(Source data)

##########

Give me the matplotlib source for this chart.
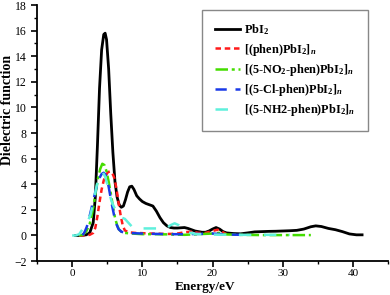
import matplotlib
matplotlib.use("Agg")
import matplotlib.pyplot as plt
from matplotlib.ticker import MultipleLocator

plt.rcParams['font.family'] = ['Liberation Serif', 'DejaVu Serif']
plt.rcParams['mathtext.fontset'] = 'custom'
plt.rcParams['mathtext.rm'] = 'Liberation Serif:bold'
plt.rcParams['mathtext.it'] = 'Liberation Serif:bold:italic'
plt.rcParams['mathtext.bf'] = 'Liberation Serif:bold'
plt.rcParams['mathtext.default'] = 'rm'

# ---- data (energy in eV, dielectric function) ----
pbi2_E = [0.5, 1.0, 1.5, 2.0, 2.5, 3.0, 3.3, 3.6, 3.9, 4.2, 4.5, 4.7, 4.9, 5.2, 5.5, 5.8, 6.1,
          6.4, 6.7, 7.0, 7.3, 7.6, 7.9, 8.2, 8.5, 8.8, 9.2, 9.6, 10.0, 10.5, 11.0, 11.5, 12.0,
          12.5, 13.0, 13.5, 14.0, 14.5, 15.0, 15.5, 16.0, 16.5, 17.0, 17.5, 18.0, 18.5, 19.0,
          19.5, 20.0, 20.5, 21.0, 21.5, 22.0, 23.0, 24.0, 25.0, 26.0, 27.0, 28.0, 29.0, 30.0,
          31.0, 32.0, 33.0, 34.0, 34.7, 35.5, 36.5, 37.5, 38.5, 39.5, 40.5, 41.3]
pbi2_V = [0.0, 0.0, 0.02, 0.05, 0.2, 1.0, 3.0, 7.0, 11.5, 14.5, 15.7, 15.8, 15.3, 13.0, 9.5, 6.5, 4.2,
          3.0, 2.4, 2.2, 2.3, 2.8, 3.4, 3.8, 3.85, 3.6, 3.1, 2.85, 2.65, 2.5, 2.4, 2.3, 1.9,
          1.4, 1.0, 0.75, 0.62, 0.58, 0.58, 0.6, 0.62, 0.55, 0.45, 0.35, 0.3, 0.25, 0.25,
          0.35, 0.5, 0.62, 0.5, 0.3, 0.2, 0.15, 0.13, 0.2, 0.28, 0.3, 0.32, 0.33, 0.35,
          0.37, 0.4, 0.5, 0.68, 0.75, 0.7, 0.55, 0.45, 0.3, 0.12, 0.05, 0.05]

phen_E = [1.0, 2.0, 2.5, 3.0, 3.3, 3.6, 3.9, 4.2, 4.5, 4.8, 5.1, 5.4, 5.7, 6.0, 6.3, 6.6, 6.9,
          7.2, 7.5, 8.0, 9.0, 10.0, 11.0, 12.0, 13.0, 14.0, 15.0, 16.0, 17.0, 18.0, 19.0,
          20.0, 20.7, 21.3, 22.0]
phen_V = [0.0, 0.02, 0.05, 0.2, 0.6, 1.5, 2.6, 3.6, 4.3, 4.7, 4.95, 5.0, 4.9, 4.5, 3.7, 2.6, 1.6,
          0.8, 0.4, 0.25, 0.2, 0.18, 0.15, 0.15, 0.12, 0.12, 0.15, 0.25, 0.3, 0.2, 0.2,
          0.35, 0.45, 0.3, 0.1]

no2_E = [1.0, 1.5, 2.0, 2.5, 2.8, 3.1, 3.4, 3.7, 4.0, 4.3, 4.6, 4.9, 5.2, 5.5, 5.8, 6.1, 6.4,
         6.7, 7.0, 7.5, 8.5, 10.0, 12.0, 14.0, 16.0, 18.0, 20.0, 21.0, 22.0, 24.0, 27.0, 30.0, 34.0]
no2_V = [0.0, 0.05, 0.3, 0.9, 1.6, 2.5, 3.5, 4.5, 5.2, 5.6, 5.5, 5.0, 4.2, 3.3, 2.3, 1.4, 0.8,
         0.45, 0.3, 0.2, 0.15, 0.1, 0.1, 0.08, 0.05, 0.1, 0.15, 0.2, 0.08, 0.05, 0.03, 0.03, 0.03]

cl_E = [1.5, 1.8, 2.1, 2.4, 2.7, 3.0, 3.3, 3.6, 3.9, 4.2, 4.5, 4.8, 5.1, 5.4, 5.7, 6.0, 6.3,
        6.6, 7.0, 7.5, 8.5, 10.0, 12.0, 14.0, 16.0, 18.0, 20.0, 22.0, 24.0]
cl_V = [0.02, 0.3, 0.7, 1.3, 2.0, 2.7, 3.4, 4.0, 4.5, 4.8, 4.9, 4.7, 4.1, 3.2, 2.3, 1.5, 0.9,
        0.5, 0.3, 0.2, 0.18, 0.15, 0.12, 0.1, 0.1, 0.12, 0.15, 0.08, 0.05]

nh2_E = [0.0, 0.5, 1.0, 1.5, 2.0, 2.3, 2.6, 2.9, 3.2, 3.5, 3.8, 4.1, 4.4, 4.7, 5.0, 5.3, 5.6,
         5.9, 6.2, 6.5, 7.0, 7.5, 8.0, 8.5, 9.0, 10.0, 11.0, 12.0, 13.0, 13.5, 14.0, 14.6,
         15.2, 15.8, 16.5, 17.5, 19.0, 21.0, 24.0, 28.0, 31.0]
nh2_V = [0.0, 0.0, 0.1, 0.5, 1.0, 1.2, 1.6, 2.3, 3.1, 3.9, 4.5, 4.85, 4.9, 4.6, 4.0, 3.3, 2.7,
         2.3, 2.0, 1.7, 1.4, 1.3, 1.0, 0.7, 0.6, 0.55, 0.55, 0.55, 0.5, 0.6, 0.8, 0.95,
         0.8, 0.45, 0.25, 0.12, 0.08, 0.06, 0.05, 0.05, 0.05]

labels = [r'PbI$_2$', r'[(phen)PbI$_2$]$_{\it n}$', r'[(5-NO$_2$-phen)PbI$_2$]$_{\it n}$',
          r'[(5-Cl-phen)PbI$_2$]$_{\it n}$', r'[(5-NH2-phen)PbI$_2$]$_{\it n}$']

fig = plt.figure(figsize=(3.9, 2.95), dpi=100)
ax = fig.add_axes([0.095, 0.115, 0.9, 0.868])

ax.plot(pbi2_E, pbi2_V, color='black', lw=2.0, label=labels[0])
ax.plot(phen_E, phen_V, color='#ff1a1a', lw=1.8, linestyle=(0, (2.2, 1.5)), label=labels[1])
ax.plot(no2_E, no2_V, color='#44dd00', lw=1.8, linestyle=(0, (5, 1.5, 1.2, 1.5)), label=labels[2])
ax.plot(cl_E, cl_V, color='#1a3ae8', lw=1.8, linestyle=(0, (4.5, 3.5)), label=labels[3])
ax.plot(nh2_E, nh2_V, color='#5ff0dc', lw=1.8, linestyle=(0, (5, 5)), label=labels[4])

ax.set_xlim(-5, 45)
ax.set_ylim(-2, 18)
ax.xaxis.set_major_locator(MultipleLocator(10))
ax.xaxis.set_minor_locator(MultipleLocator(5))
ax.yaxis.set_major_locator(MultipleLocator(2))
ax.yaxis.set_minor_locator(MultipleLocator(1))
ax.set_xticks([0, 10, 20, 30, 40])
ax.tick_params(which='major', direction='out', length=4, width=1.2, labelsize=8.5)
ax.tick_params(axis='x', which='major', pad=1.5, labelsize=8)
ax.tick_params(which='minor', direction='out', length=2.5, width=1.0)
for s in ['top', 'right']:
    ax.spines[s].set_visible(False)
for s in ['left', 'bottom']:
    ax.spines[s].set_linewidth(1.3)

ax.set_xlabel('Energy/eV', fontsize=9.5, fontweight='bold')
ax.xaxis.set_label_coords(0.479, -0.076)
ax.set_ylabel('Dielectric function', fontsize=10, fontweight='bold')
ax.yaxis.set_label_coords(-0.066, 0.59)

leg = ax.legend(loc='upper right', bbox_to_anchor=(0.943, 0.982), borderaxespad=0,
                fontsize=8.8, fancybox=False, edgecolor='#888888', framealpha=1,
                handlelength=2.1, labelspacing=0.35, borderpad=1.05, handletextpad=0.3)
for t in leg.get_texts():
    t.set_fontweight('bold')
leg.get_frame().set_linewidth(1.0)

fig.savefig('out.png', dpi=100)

##########

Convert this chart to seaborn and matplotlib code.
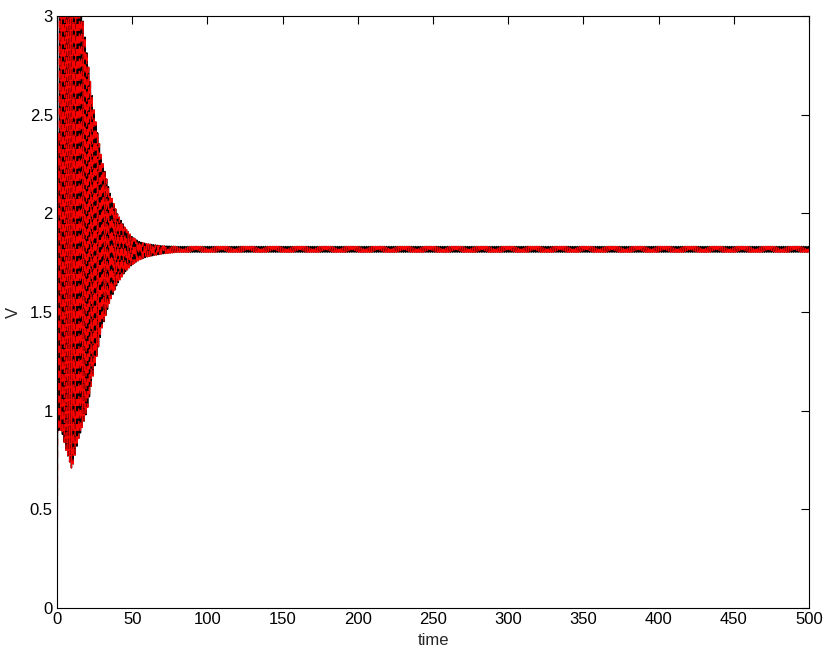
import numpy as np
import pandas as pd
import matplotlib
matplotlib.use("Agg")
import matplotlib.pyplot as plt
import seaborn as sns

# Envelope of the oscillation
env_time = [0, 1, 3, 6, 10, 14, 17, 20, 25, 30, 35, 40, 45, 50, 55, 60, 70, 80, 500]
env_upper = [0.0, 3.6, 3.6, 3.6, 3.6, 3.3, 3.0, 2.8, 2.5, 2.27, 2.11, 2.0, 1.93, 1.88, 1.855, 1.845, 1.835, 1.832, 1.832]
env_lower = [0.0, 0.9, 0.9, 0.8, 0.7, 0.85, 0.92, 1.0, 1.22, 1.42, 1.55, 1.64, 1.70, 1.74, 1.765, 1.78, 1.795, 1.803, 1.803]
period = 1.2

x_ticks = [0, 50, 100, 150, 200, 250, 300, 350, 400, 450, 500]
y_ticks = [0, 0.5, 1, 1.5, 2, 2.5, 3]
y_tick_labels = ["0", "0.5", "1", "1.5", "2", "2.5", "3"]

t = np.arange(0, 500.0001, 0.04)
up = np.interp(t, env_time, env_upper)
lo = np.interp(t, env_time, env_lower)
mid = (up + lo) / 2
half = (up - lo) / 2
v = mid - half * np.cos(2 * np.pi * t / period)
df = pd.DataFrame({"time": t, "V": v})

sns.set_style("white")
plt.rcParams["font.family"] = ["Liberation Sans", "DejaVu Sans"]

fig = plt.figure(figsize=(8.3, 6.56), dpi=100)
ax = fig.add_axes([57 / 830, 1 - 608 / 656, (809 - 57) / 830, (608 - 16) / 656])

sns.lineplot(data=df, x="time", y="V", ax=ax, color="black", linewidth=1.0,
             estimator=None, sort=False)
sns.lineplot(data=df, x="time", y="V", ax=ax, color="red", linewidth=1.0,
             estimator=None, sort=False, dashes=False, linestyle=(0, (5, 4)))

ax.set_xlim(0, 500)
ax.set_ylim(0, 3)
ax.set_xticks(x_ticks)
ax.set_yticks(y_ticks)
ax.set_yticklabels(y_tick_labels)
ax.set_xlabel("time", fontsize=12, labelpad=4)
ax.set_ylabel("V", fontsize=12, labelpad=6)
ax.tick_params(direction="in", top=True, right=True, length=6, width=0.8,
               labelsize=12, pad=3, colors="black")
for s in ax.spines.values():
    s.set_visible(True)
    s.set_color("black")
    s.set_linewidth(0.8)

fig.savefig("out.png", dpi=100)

##########

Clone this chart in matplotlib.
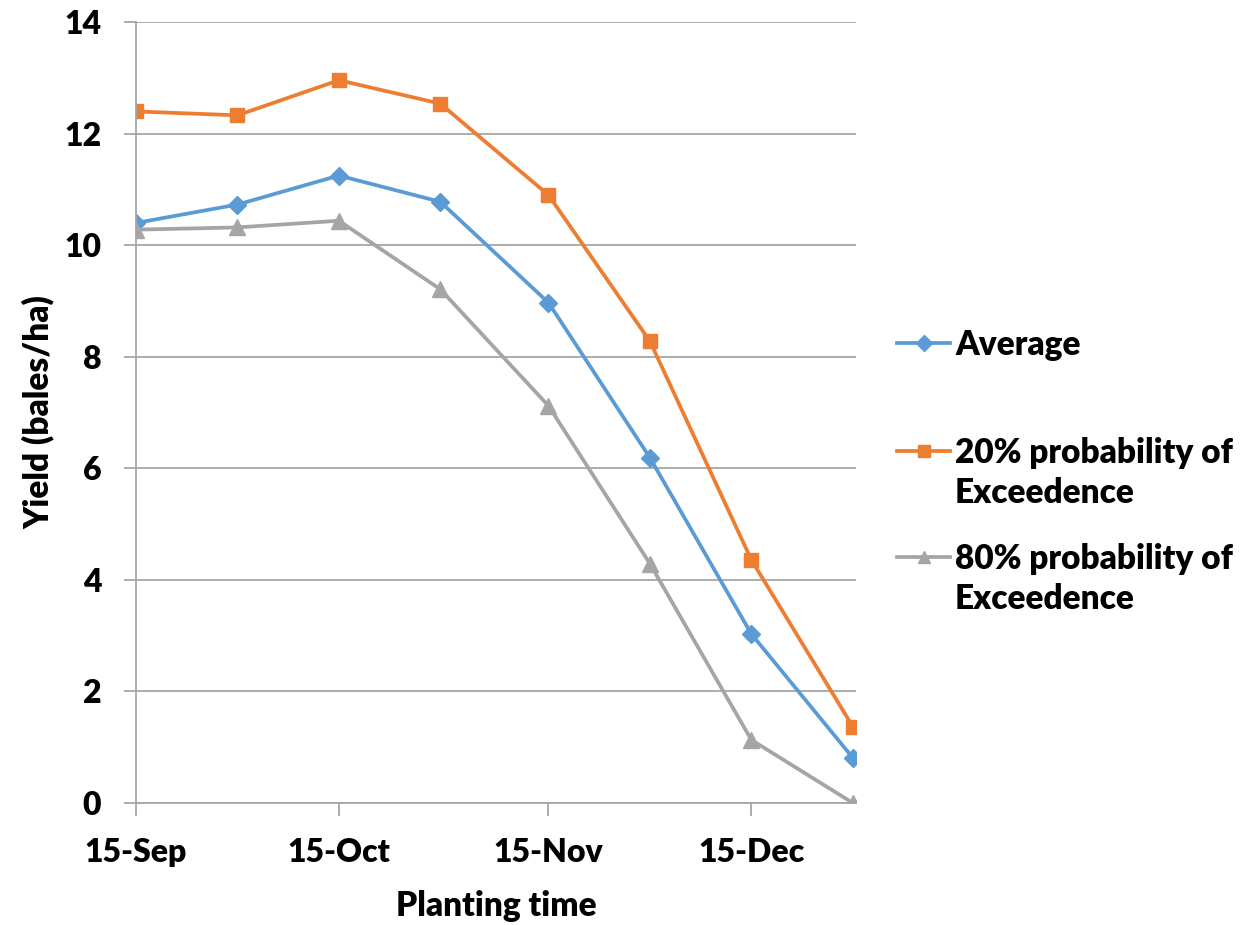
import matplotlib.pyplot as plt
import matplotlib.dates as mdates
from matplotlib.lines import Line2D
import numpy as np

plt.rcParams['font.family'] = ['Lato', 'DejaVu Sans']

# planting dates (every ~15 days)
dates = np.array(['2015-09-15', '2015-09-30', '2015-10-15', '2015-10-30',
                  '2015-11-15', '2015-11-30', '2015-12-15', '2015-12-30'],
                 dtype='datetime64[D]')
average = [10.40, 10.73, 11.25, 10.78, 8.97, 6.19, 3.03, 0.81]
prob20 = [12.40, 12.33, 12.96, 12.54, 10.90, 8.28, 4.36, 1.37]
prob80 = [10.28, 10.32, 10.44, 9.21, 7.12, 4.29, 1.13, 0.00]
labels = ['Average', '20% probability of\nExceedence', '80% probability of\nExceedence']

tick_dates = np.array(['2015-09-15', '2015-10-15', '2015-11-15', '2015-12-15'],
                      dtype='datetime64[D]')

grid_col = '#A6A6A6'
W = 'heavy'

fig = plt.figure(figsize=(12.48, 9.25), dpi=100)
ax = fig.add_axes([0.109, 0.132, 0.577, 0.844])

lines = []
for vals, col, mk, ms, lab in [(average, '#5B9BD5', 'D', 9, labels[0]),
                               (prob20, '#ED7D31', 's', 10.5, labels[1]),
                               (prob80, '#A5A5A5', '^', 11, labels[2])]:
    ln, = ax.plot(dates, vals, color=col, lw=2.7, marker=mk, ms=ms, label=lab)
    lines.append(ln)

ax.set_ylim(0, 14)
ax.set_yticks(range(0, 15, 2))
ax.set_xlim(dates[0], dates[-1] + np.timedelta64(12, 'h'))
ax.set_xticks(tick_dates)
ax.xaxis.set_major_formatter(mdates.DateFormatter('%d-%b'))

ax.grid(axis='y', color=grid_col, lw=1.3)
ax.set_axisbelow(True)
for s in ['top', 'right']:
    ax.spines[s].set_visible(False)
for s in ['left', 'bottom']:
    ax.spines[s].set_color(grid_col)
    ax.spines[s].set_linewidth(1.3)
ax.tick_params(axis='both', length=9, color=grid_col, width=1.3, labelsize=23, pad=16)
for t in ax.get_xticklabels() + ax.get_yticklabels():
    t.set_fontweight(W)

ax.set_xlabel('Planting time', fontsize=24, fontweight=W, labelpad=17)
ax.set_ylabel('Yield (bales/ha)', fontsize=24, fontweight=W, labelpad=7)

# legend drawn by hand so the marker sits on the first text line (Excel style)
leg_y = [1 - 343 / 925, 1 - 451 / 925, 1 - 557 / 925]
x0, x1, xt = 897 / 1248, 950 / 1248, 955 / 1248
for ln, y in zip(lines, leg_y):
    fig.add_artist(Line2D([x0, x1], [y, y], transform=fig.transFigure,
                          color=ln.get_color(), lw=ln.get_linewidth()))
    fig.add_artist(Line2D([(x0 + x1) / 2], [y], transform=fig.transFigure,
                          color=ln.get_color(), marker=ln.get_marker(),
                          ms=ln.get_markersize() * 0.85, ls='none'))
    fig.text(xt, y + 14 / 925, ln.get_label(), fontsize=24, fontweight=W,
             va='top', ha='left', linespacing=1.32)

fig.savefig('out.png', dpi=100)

##########

→ Your instructions: Make an exact copy of the lines from the one containing "Convert this chart" to the one containing "ax = fig.add_axes([57", keeping both and leaving out every picture.

→ Solution for this task:
Convert this chart to seaborn and matplotlib code.
import numpy as np
import pandas as pd
import matplotlib
matplotlib.use("Agg")
import matplotlib.pyplot as plt
import seaborn as sns

# Envelope of the oscillation
env_time = [0, 1, 3, 6, 10, 14, 17, 20, 25, 30, 35, 40, 45, 50, 55, 60, 70, 80, 500]
env_upper = [0.0, 3.6, 3.6, 3.6, 3.6, 3.3, 3.0, 2.8, 2.5, 2.27, 2.11, 2.0, 1.93, 1.88, 1.855, 1.845, 1.835, 1.832, 1.832]
env_lower = [0.0, 0.9, 0.9, 0.8, 0.7, 0.85, 0.92, 1.0, 1.22, 1.42, 1.55, 1.64, 1.70, 1.74, 1.765, 1.78, 1.795, 1.803, 1.803]
period = 1.2

x_ticks = [0, 50, 100, 150, 200, 250, 300, 350, 400, 450, 500]
y_ticks = [0, 0.5, 1, 1.5, 2, 2.5, 3]
y_tick_labels = ["0", "0.5", "1", "1.5", "2", "2.5", "3"]

t = np.arange(0, 500.0001, 0.04)
up = np.interp(t, env_time, env_upper)
lo = np.interp(t, env_time, env_lower)
mid = (up + lo) / 2
half = (up - lo) / 2
v = mid - half * np.cos(2 * np.pi * t / period)
df = pd.DataFrame({"time": t, "V": v})

sns.set_style("white")
plt.rcParams["font.family"] = ["Liberation Sans", "DejaVu Sans"]

fig = plt.figure(figsize=(8.3, 6.56), dpi=100)
ax = fig.add_axes([57 / 830, 1 - 608 / 656, (809 - 57) / 830, (608 - 16) / 656])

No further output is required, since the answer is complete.